2-factor authentication and Ubuntu One SSO

Ubuntu One Single Sign-On (SSO) has supported 2FA since 2014. The ubiquitous OATH (Initiative for Open Authentication) protocol is supported, using open standards to promote stronger security and authentication. Using open standards means that a wide range of devices and applications can be used as a second factor. This includes phone and desktop applications like 1Password, Authy, Authenticator and countless more. This also includes hardware devices from Yubikey, Feitian and others, and even some terminal applications such as oathtool. Thanks to OATH’s simplicity, even a list of numeric codes can be used as a valid device. These codes could, for example, be printed on a sheet of paper and stored securely for use in an emergency or as a backup device

The basics of the workflow, mechanics and code in Ubuntu One SSO  are solid, proven, and used by hundreds of people every day. Despite the above, 2FA in Ubuntu One SSO has remained in closed beta for more than 7 years. The one thing that was lacking was a comprehensive code recovery experience to prevent lockouts

Why code recovery?

A downside of 2-factor authentication is that, should the code-generating device(s) be lost, misplaced, broken or misconfigured, the user will be unable to enter a 2-factor code and thus will be denied access to their account.

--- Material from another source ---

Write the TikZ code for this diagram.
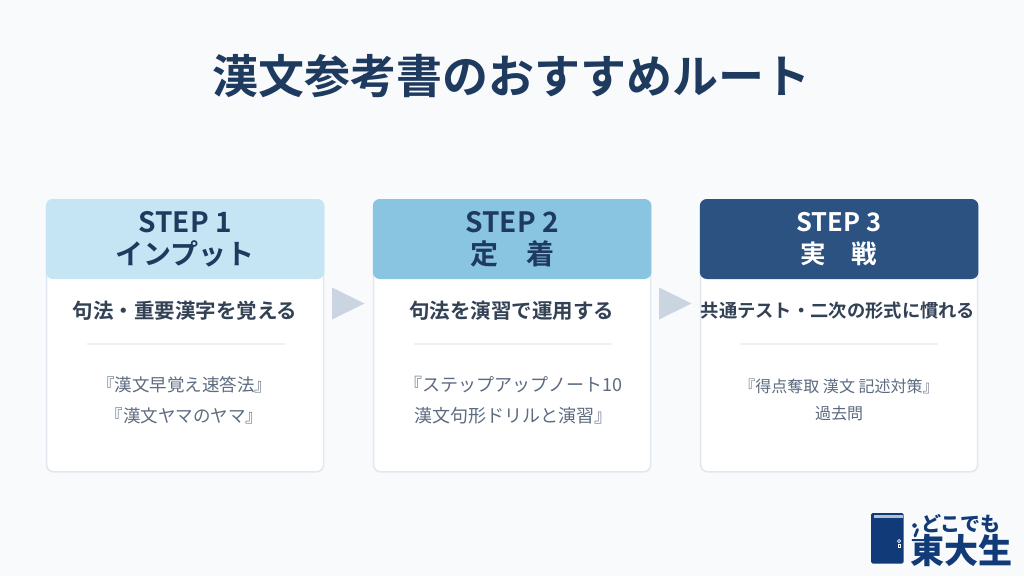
\documentclass[tikz,border=0pt]{standalone}
\usepackage{fontspec}
\setmainfont{Noto Sans CJK JP}[BoldFont={Noto Sans CJK JP Bold}]
\newfontfamily\logofont{Noto Sans CJK JP Black}
\usetikzlibrary{calc}
\definecolor{bgc}{HTML}{F8FAFC}
\definecolor{navy}{HTML}{1E3A5F}
\definecolor{bord}{HTML}{E2E8F0}
\definecolor{subt}{HTML}{334155}
\definecolor{bookt}{HTML}{5C6B7F}
\definecolor{hone}{HTML}{C5E5F4}
\definecolor{htwo}{HTML}{89C4E1}
\definecolor{hthree}{HTML}{2C5282}
\definecolor{arrowc}{HTML}{CBD5E1}
\definecolor{rulec}{HTML}{EDF0F5}
\definecolor{logoc}{HTML}{103A78}
\tikzset{
  x=1pt,y=-1pt,
  cardbox/.style={draw=bord,line width=1.6pt,fill=white,rounded corners=7pt,minimum width=277pt,minimum height=272pt,anchor=north west,inner sep=0pt},
  headtxt/.style={font=\bfseries\fontsize{28}{32}\selectfont,align=center,text=navy,inner sep=0pt},
  subtxt/.style={font=\bfseries\fontsize{20.5}{24}\selectfont,text=subt,inner sep=0pt},
  booktxt/.style={font=\fontsize{18}{31}\selectfont,align=center,text=bookt,inner sep=0pt},
  sep/.style={draw=rulec,line width=1.2pt},
  stepar/.style={fill=arrowc,draw=none},
}
\newcommand{\cardhead}[2]{\fill[#2,rounded corners=7pt] (#1.north west) rectangle ($(#1.north east)+(0,80)$);}
\begin{document}
\begin{tikzpicture}
\useasboundingbox (0,0) rectangle (1024,576);
\fill[bgc] (0,0) rectangle (1024,576);
\node[font=\bfseries\fontsize{46}{50}\selectfont,text=navy,inner sep=0pt] (title) at (511,76) {漢文参考書のおすすめルート};
% cards
\node[cardbox] (c1) at (45.8,199) {};
\node[cardbox] (c2) at (372.8,199) {};
\node[cardbox] (c3) at (699.8,199) {};
\cardhead{c1}{hone}
\cardhead{c2}{htwo}
\cardhead{c3}{hthree}
\node[headtxt] (h1) at (185,239.5) {STEP 1\\インプット};
\node[headtxt] (h2) at (512,239.5) {STEP 2\\定\hspace{1em}着};
\node[headtxt,text=white,font=\bfseries\fontsize{25.5}{32}\selectfont] (h3) at (839,239.5) {STEP 3\\実\hspace{1em}戦};
\node[subtxt] (s1) at (185,311) {句法・重要漢字を覚える};
\node[subtxt] (s2) at (511.5,311) {句法を演習で運用する};
\node[subtxt,font=\bfseries\fontsize{18.3}{22}\selectfont] (s3) at (838,311) {共通テスト・二次の形式に慣れる};
\coordinate (r1a) at (87,344); \coordinate (r1b) at (285,344);
\coordinate (r2a) at (414,344); \coordinate (r2b) at (612,344);
\coordinate (r3a) at (740,344); \coordinate (r3b) at (938,344);
\draw[sep] (r1a) -- (r1b);
\draw[sep] (r2a) -- (r2b);
\draw[sep] (r3a) -- (r3b);
\node[booktxt,font=\fontsize{17.5}{31}\selectfont] (b1) at (184.5,400) {『漢文早覚え速答法』\\『漢文ヤマのヤマ』};
\node[booktxt] (b2) at (513,400) {『ステップアップノート10\\漢文句形ドリルと演習』};
\node[booktxt,font=\fontsize{16}{27}\selectfont] (b3) at (839,400) {『得点奪取 漢文 記述対策』\\過去問};
% arrows
\fill[stepar] (332,287.5) -- (364.5,303.5) -- (332,319.5) -- cycle;
\fill[stepar] (659,287.5) -- (691.5,303.5) -- (659,319.5) -- cycle;
% logo
\fill[logoc,rounded corners=1.5pt] (871,513) rectangle (903.5,563.5);
\fill[bgc!70!logoc] (873.5,515) rectangle (903,517.5);
\draw[white,line width=0.6pt] (899,541) circle (1.6);
\draw[white,line width=0.6pt] (898,544) rectangle (900,547);
\node[font=\logofont\fontsize{20}{20}\selectfont,text=logoc,inner sep=0pt] (l1) at (961,524) {どこでも};
\node[font=\logofont\fontsize{34}{34}\selectfont,text=logoc,inner sep=0pt] (l2) at (961,551) {東大生};
\fill[bgc] (911,527) rectangle (924,539);
\fill[logoc] (914.5,525.5) circle (2.3);
\draw[logoc,line width=2.8pt,line cap=round] (917.5,529.5) -- (915,536);
\end{tikzpicture}
\end{document}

As 2FA entered beta testing, it was primarily used by Canonical employees. In this situation, the company has verified mechanisms for identity validation and device reset. However, as the pool of testers expanded to include security-minded, community members and external users, we realized it wasn’t as easy to provide an analogous recovery mechanism. Since we don’t have any verifiable information identifying the user or linking them to their account, there was no way to establish ownership of that account. Despite an email address being a reasonable method of linking a user to their account, 2FA operates under the assumption that an email address could be compromised. As a result, in practice, users who get locked out of 2FA effectively lose their accounts.

What are we doing about this?

After many years in beta, we have created a comprehensive code recovery experience. Following this, we are happy to announce that we will be implementing 2FA for all Ubuntu One accounts. This change is coming in the next few weeks, so keep your eyes peeled for instructions on how to enable 2FA for your account. With a reliable backup mode of authentication, lockouts should be a thing of the past.